Я предал всё. Партию. Отца. Себя прежнего. Но когда Кондрат целует мои рыжие кудри там, внизу, и шепчет: «Моє, все моє», — мне кажется, что я нашел то, что искал всю жизнь.
Знаю, что это конец, так не может длиться долго. ЧК не простит мне ошибки и предательства, мы оба обречены. Но сегодня ночью, пока Кондрат спит, прижимая меня к своему горячему боку, я хочу только одного: чтобы эта ночь длилась вечно.
***
Кондрат не отпускает меня от себя. Днем и ночью мы вместе. Хлопцы в отряде косятся, но молчат: атаман есть атаман. Пантарай только головой качает:
«Ну ты даешь, Сорока. Быстро ты к нему подлез».

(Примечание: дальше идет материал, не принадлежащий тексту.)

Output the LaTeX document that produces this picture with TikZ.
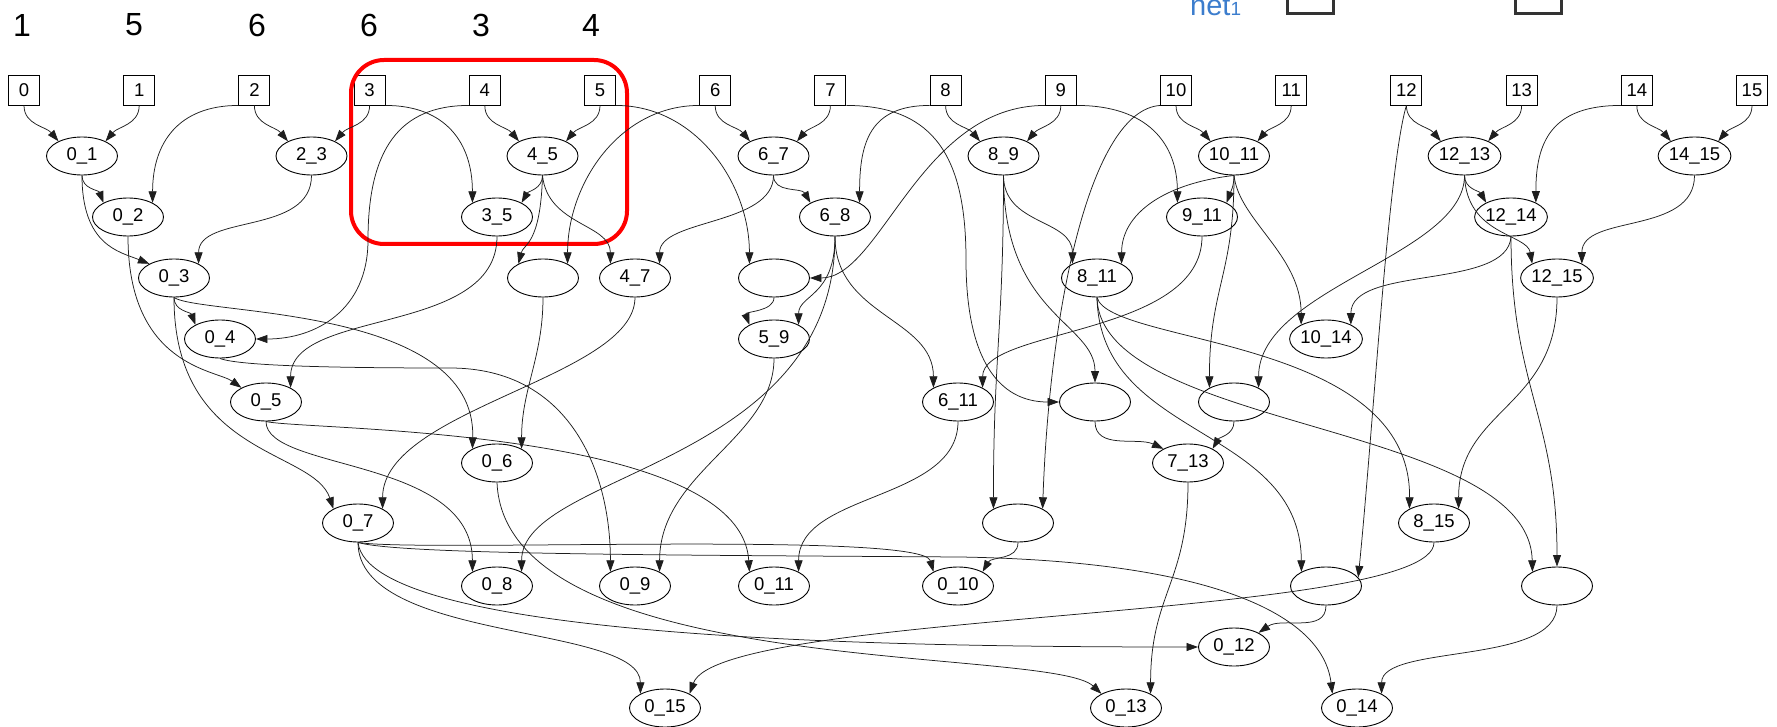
\documentclass[tikz,border=0pt]{standalone}
\usepackage{fontspec}
\setmainfont{Liberation Sans}
\usetikzlibrary{arrows.meta,shapes.geometric}
\definecolor{netblue}{RGB}{60,125,205}
\definecolor{edgegray}{RGB}{30,30,30}
\begin{document}
\begin{tikzpicture}[x=1pt,y=-1pt,
  lbl/.style={font=\fontsize{18.5}{20}\selectfont},
  inbox/.style={draw, line width=0.9pt, minimum width=31pt, minimum height=30pt, inner sep=0pt, lbl},
  ell/.style={draw, ellipse, line width=0.9pt, minimum width=71pt, minimum height=38pt, inner sep=0pt, lbl},
  e/.style={draw=edgegray, line width=0.75pt, -{Triangle[length=11.5pt,width=8pt]}},
  topnum/.style={font=\fontsize{32}{34}\selectfont, inner sep=0pt}
]
\clip (0,0) rectangle (1777,727);
\useasboundingbox (0,0) rectangle (1777,727);
% top row of numbers
\node[topnum] (t0) at (22,25) {1};
\node[topnum] (t1) at (134,25) {5};
\node[topnum] (t2) at (257,25) {6};
\node[topnum] (t3) at (369,25) {6};
\node[topnum] (t4) at (481,25) {3};
\node[topnum] (t5) at (591,25) {4};
% legend fragment
\node[text=netblue, font=\fontsize{29}{30}\selectfont, anchor=base west, inner sep=0pt] (net) at (1190,16) {net{\fontsize{19}{19}\selectfont 1}};
\draw[line width=3pt, draw=black!80] (1287,-40) rectangle (1333,13.5);
\draw[line width=3pt, draw=black!80] (1515,-40) rectangle (1561,13.5);
% input boxes
\foreach \i in {0,...,15} \node[inbox] (b\i) at ({24+115.2*\i},90) {\i};
% ellipses
\node[ell] (n01) at (82,156) {0\_1};
\node[ell] (n23) at (311.5,156) {2\_3};
\node[ell] (n45) at (542.5,156) {4\_5};
\node[ell] (n67) at (773.5,156) {6\_7};
\node[ell] (n89) at (1003.5,156) {8\_9};
\node[ell] (n1011) at (1234,156) {10\_11};
\node[ell] (n1213) at (1464.5,156) {12\_13};
\node[ell] (n1415) at (1694.5,156) {14\_15};
\node[ell] (n02) at (128,217) {0\_2};
\node[ell] (n35) at (497,217) {3\_5};
\node[ell] (n68) at (835,217) {6\_8};
\node[ell] (n911) at (1202,217) {9\_11};
\node[ell] (n1214) at (1511,217) {12\_14};
\node[ell] (n03) at (174,278) {0\_3};
\node[ell] (n46) at (543,278) {};
\node[ell] (n47) at (635,278) {4\_7};
\node[ell] (n59a) at (774,278) {};
\node[ell] (n811) at (1097,278) {8\_11};
\node[ell] (n1215) at (1557,278) {12\_15};
\node[ell] (n04) at (220,339) {0\_4};
\node[ell] (n59) at (774,339) {5\_9};
\node[ell] (n1014) at (1326,339) {10\_14};
\node[ell] (n05) at (266,402) {0\_5};
\node[ell] (n611) at (958,402) {6\_11};
\node[ell] (n79) at (1095,402) {};
\node[ell] (n1013) at (1234,402) {};
\node[ell] (n06) at (497,463) {0\_6};
\node[ell] (n713) at (1188,463) {7\_13};
\node[ell] (n07) at (358,523) {0\_7};
\node[ell] (n810) at (1018,523) {};
\node[ell] (n815) at (1434,523) {8\_15};
\node[ell] (n08) at (497,586) {0\_8};
\node[ell] (n09) at (635,586) {0\_9};
\node[ell] (n011) at (774,586) {0\_11};
\node[ell] (n010) at (958,586) {0\_10};
\node[ell] (n812) at (1326,586) {};
\node[ell] (n814) at (1557,586) {};
\node[ell] (n012) at (1234,647) {0\_12};
\node[ell] (n015) at (665,708) {0\_15};
\node[ell] (n013) at (1126,708) {0\_13};
\node[ell] (n014) at (1357,708) {0\_14};
% highlight
\draw[red, line width=4pt, rounded corners=33pt] (351,60) rectangle (627,244);
% box -> pair edges
\foreach \a/\b/\p in {0/1/01, 2/3/23, 4/5/45, 6/7/67, 8/9/89, 10/11/1011, 12/13/1213, 14/15/1415} {
  \draw[e] (b\a.south) to[out=-90,in=130] (n\p.148);
  \draw[e] (b\b.south) to[out=-90,in=50] (n\p.32);
}
% long edges from boxes
\draw[e] (b2.south west) .. controls +(-60,0) and +(0,-60) .. (n02.30);
\draw[e] (b3.south east) .. controls +(60,0) and +(0,-60) .. (n35.150);
\draw[e] (b4.south west) .. controls +(-70,0) and +(0,-90) .. (368,240) .. controls +(0,70) and +(60,0) .. (n04.east);
\draw[e] (b5.south east) .. controls +(80,0) and +(0,-80) .. (n59a.150);
\draw[e] (b6.south west) .. controls +(-80,0) and +(0,-80) .. (n46.30);
\draw[e] (b7.south east) .. controls +(90,0) and +(0,-100) .. (966,260) .. controls +(0,100) and +(-60,0) .. (n79.west);
\draw[e] (b8.south west) .. controls +(-60,0) and +(0,-60) .. (n68.30);
\draw[e] (b9.south west) .. controls +(-125,0) and +(71,0) .. (n59a.east);
\draw[e] (b9.south east) .. controls +(70,0) and +(0,-60) .. (n911.150);
\draw[e] (b10.south west) .. controls +(-70,5) and +(7,-200) .. (n810.30);
\draw[e] (b12.south) .. controls +(-18,60) and +(15,-150) .. (n812.15);
\draw[e] (b14.south west) .. controls +(-70,0) and +(0,-60) .. (n1214.30);
% row 1 outputs
\draw[e] (n01.south) to[out=-90,in=110] (n02.150);
\draw[e] (n01.south) .. controls +(0,70) and +(-30,-12) .. (n03.150);
\draw[e] (n23.south) .. controls +(0,60) and +(0,-50) .. (n03.30);
\draw[e] (n45.south) to[out=-90,in=60] (n35.30);
\draw[e] (n45.south) .. controls +(-2,70) and +(5,-20) .. (n46.150);
\draw[e] (n45.south) .. controls +(5,50) and +(0,-40) .. (n47.150);
\draw[e] (n67.south) to[out=-90,in=120] (n68.150);
\draw[e] (n67.south) .. controls +(0,50) and +(0,-45) .. (n47.30);
\draw[e] (n89.south) .. controls +(0,50) and +(0,-45) .. (n811.150);
\draw[e] (n89.south) .. controls +(0,150) and +(0,-150) .. (n810.150);
\draw[e] (n89.south) .. controls +(0,140) and +(0,-60) .. (n79.north);
\draw[e] (n1011.south) to[out=-90,in=70] (n911.30);
\draw[e] (n1011.south) .. controls +(-70,8) and +(0,-50) .. (n811.30);
\draw[e] (n1011.south) .. controls +(5,45) and +(0,-70) .. (n1014.150);
\draw[e] (n1011.south) .. controls +(0,100) and +(0,-100) .. (n1013.150);
\draw[e] (n1213.south) to[out=-90,in=120] (n1214.150);
\draw[e] (n1213.south) .. controls +(2,60) and +(-5,-30) .. (n1215.150);
\draw[e] (n1213.south) .. controls +(0,80) and +(0,-100) .. (n1013.30);
\draw[e] (n1415.south) .. controls +(0,60) and +(0,-50) .. (n1215.30);
% row 2/3 outputs
\draw[e] (n02.south) .. controls +(0,130) and +(-25,-18) .. (n05.150);
\draw[e] (n35.south) .. controls +(0,100) and +(0,-80) .. (n05.30);
\draw[e] (n03.south) to[out=-90,in=110] (n04.150);
\draw[e] (n03.south) .. controls +(26,18) and +(4,-144) .. (n06.150);
\draw[e] (n03.south) .. controls +(0,160) and +(-20,-60) .. (n07.150);
\draw[e] (n46.south) .. controls +(0,60) and +(0,-60) .. (n06.30);
\draw[e] (n47.south) .. controls +(0,80) and +(0,-100) .. (n07.30);
\draw[e] (n59a.south) to[out=-90,in=110] (n59.150);
\draw[e] (n68.south) .. controls +(0,60) and +(0,-30) .. (n59.30);
\draw[e] (n68.south) .. controls +(0,80) and +(0,-70) .. (n611.150);
\draw[e] (n68.south) .. controls +(0,230) and +(0,-100) .. (n08.30);
\draw[e] (n911.south) .. controls +(0,100) and +(0,-60) .. (n611.30);
\draw[e] (n811.south) .. controls +(13,48) and +(2,-173) .. (n815.150);
\draw[e] (n811.south) .. controls +(3,143) and +(-1,-147) .. (n812.150);
\draw[e] (n811.south) .. controls +(3,133) and +(-3,-150) .. (n814.150);
\draw[e] (n1214.south) .. controls +(-3,54) and +(0,-60) .. (n1014.30);
\draw[e] (n1214.south) .. controls +(0,150) and +(0,-150) .. (n814.north);
\draw[e] (n1215.south) .. controls +(0,110) and +(0,-100) .. (n815.30);
% lower rows
\draw[e] (n04.south) .. controls +(20,8) and +(-100,0) .. (450,368) .. controls +(120,0) and +(0,-100) .. (n09.150);
\draw[e] (n05.south) .. controls +(0,50) and +(0,-115) .. (n08.150);
\draw[e] (n05.south) .. controls +(34,9) and +(-9,-146) .. (n011.150);
\draw[e] (n59.south) .. controls +(0,80) and +(0,-100) .. (n09.30);
\draw[e] (n611.south) .. controls +(0,80) and +(0,-80) .. (n011.30);
\draw[e] (n79.south) to[out=-90,in=155] (n713.150);
\draw[e] (n1013.south) to[out=-90,in=60] (n713.30);
\draw[e] (n06.south) .. controls +(8,198) and +(-51,-48) .. (n013.150);
\draw[e] (n713.south) .. controls +(0,100) and +(0,-100) .. (n013.30);
\draw[e] (n07.south) .. controls +(62,10) and +(-11,-41) .. (n010.150);
\draw[e] (n07.south) .. controls +(12,98) and +(-298,0) .. (n012.west);
\draw[e] (n07.south) .. controls +(40,12) and +(-300,-2) .. (960,557) .. controls +(250,4) and +(-10,-80) .. (n014.150);
\draw[e] (n07.south) .. controls +(0,100) and +(0,-70) .. (n015.150);
\draw[e] (n810.south) to[out=-90,in=60] (n010.30);
\draw[e] (n815.south) .. controls +(0,78) and +(30,-84) .. (n015.30);
\draw[e] (n812.south) to[out=-90,in=35] (n012.30);
\draw[e] (n814.south) .. controls +(0,60) and +(0,-50) .. (n014.30);
\end{tikzpicture}
\end{document}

Если бы он знал, как именно я «подлез».
Кондрат оказался невероятно нежным любовником. Кто бы мог подумать, что этот мрачный, обветренный волк умеет так касаться, так ласкать, так шептать глупые нежные слова, от которых у меня кругом идет голова.
Он любит мое тело. Все. Особенно мои рыжие кудри, и там тоже. Вчера Кондрат снова целовал меня туда, и я едва не сошел с ума от удовольствия, а потом он сказал:
— Знаєш, я ніколи не думав, що рудий колір може бути таким красивим. Отам. — Кондрат провел пальцами по моему лобку, перебирая волоски. — Він як вогонь. Як сонце, яке сховалося в лісі. Якщо ти коли-небудь збриєш це, я тебе вб'ю. Серйозно.
(Знаешь, я никогда не думал, что рыжий цвет может быть столь красивым. Там. Он как огонь. Как солнце, спрятавшееся в лесу. Если ты когда-нибудь сбреешь это, я тебя убью. Серьезно).
Я засмеялся тихо, счастливо.
— Не збрию, — пообещал я. — Тобі подобається — нехай буде.
(Не сбрею. Тебе нравится - пусть будет).
— Мені подобається, — подтвердил Кондрат и снова поцеловал меня туда. — Все подобається. І тут, — поцеловал в живот, — і тут, — поцеловал в грудь, — і тут, — в губы. — Ти весь мій.
(Мне нравится. Всё нравится. И здесь, и здесь, и там. Ты весь мой).
Я его. Весь, до капли, до последнего волоска. И знаю – я его смертный приговор.
Не знаю, что делать дальше, задание висит надо мной, как дамоклов меч. Шейнис ждет результатов. А я не могу.. Не могу. Но если не выполню задание, то они убьют меня, и его, конечно, тоже. Ничего не изменится.
Боже, если бы можно было просто сбежать, исчезнуть. Забрать Кондрата и убежать куда-то, где нет ни красных, ни белых, ни петлюровцев, ни ЧК! Только лес, только небо, только мы вдвоем. Но таких мест нет. Нет нигде.